Elemen koreografi pun juga banyak ditampilkan, seperti seni bela diri, pertarungan dengan tangan kosong dan senjata untuk menguatkan adegan aksi dari para karakter.

Kevin Jenkins, yang juga mengerjakan desain produksi untuk “Star Wars: The Rise of Skywalker”, berusaha membangun berbagai dunia baru untuk “The Acolyte”, yang berlatar waktu 100 tahun sebelum live-action Star Wars lainnya.

Kevin juga menciptakan versi galaksi yang lebih tua dan damai daripada yang biasanya ditunjukkan dalam Star Wars sejauh ini. Ia berusaha mengembangkan bahasa visualnya sendiri dan membayangkan ulang segalanya, seperti desain pesawat luar angkasa hingga gaya lampu yang digunakan dalam interior.

Leslye Headland mengungkapkan bahwa ia terinspirasi dari berbagai film, seperti “Kill Bill”, “Frozen”, “Crouching Tiger, Hidden Dragon” dan film seni bela diri Wuxia lainnya.

“Bagi saya, Star Wars selalu mengenai anggota keluarga dengan keyakinan yang berlawanan dan drama yang muncul karena hal tersebut. Saat mengerjakan ‘The Acolyte’, saya mengambil inspirasi dari media yang memperlihatkan dinamika keluarga sambil menikmati tontonan,” ungkap Leslye Headland.

Michael Abels, sosok di balik scoring “Get Out”, film pemenang piala Oscar tahun 2017 sekaligus pemenang dari World Soundtrack Award untuk film “Us”, terlibat dalam pengerjaan scoring dan musik yang dinamis untuk serial ini. Ia merasa tertantang untuk menyeimbangkan warisan score dari Star Wars dengan sesuatu yang baru.
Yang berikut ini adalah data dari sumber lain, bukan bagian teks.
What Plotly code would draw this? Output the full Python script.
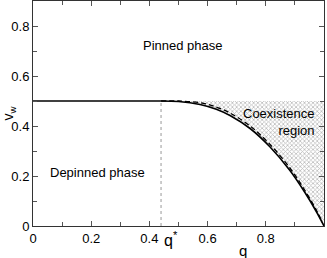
import plotly.graph_objects as go

q_star = 0.44
v_w = 0.5
# solid phase boundary (q, v)
q_solid = [0.44, 0.50, 0.574, 0.63, 0.677, 0.746, 0.814, 0.883, 0.935, 0.975, 1.0]
v_solid = [0.50, 0.498, 0.486, 0.467, 0.442, 0.39, 0.317, 0.222, 0.133, 0.055, 0.0]
# dashed curve (slightly above)
q_dash = [0.44, 0.50, 0.574, 0.63, 0.677, 0.746, 0.814, 0.883, 0.935, 0.975, 0.995]
v_dash = [0.50, 0.500, 0.493, 0.476, 0.452, 0.40, 0.327, 0.232, 0.141, 0.061, 0.012]

x_ticks = [0, 0.2, 0.4, 0.6, 0.8, 1]
x_labels = ["0", "0.2", "0.4", "0.6", "0.8", "1"]
y_ticks = [0, 0.2, 0.4, 0.6, 0.8]
y_labels = ["0", "0.2", "0.4", "0.6", "0.8"]

fig = go.Figure()
# hatched coexistence region
fig.add_trace(go.Scatter(
    x=[q_star, 1.0] + q_solid[::-1], y=[v_w, v_w] + v_solid[::-1],
    fill="toself", mode="none", fillcolor="rgba(255,255,255,0)",
    fillpattern=dict(shape="x", size=3, solidity=0.45, fgcolor="#777777", bgcolor="white"),
    hoverinfo="skip", showlegend=False))
fig.add_trace(go.Scatter(x=[0, q_star], y=[v_w, v_w], mode="lines",
                         line=dict(color="black", width=1.3), showlegend=False))
fig.add_trace(go.Scatter(x=q_solid, y=v_solid, mode="lines",
                         line=dict(color="black", width=1.6, shape="spline", smoothing=1.0), showlegend=False))
fig.add_trace(go.Scatter(x=q_dash, y=v_dash, mode="lines",
                         line=dict(color="black", width=1.3, dash="5px,3px", shape="spline", smoothing=1.0),
                         showlegend=False))
fig.add_trace(go.Scatter(x=[q_star, q_star], y=[0, v_w], mode="lines",
                         line=dict(color="#999999", width=1, dash="dot"), showlegend=False))

ff = "Liberation Sans, Arial, sans-serif"
font = dict(family=ff, size=13, color="black")
fig.add_annotation(x=0.515, y=0.724, text="Pinned phase", showarrow=False, font=font)
fig.add_annotation(x=0.223, y=0.216, text="Depinned phase", showarrow=False, font=font)
fig.add_annotation(x=0.975, y=0.418, text="Coexistence<br>region", showarrow=False,
                   font=font, xanchor="right", align="right")
fig.add_annotation(x=0.474, xref="x", y=-0.058, yref="paper", text="q<sup>*</sup>", showarrow=False,
                   font=dict(family=ff, size=16, color="black"), yanchor="middle")
fig.add_annotation(x=0.722, xref="x", y=-0.108, yref="paper", text="q", showarrow=False,
                   font=dict(family=ff, size=15, color="black"), yanchor="middle")

axis_common = dict(showgrid=False, zeroline=False, showline=True, linecolor="#333333",
                   linewidth=1, mirror="allticks", ticks="inside", ticklen=5,
                   tickcolor="#555555", tickfont=font, automargin=False)
fig.update_xaxes(range=[0, 1], tickvals=x_ticks, ticktext=x_labels,
                 minor=dict(dtick=0.1, ticks="inside", ticklen=4, tickcolor="#555555"),
                 **axis_common)
fig.update_yaxes(range=[0, 0.9], tickvals=y_ticks, ticktext=y_labels,
                 minor=dict(dtick=0.1, ticks="inside", ticklen=4, tickcolor="#555555"),
                 title=dict(text="v<sub>w</sub>", font=dict(family=ff, size=14, color="black"), standoff=5),
                 **axis_common)
fig.update_layout(width=327, height=258, margin=dict(l=33, r=3, t=1, b=32),
                  plot_bgcolor="white", paper_bgcolor="white")
fig.write_html("out.html", config={"displayModeBar": False},
               post_script="document.body.style.margin='0';")
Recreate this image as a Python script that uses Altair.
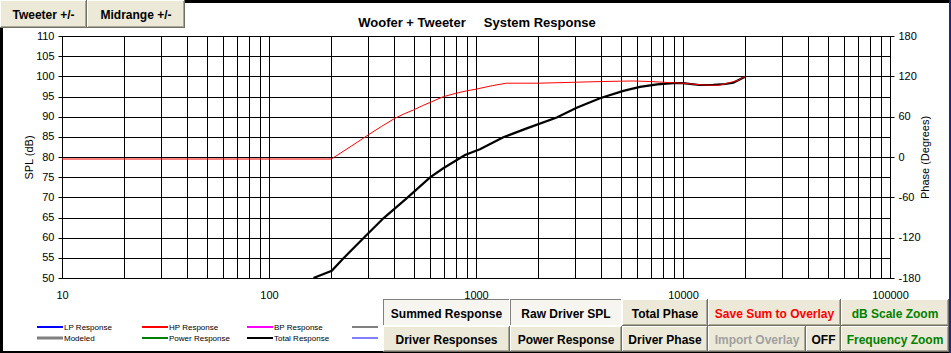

Ada saat di mana musiknya terdengar khas Star Wars, sehingga terasa hidup bersama seluruh galaksi. ”Dan ada kalanya Anda melihat hal-hal yang belum pernah kita lihat di film atau acara lain. Memang seharusnya terasa seperti itu. Ada saat-saat yang terasa familiar, ada pula yang terasa asing, dan ini memang disengaja. Jadi kami mulai mengerjakan bagian mana yang akan berada pada satu sisi spektrum atau sisi lainnya,” jelas Michael Abels.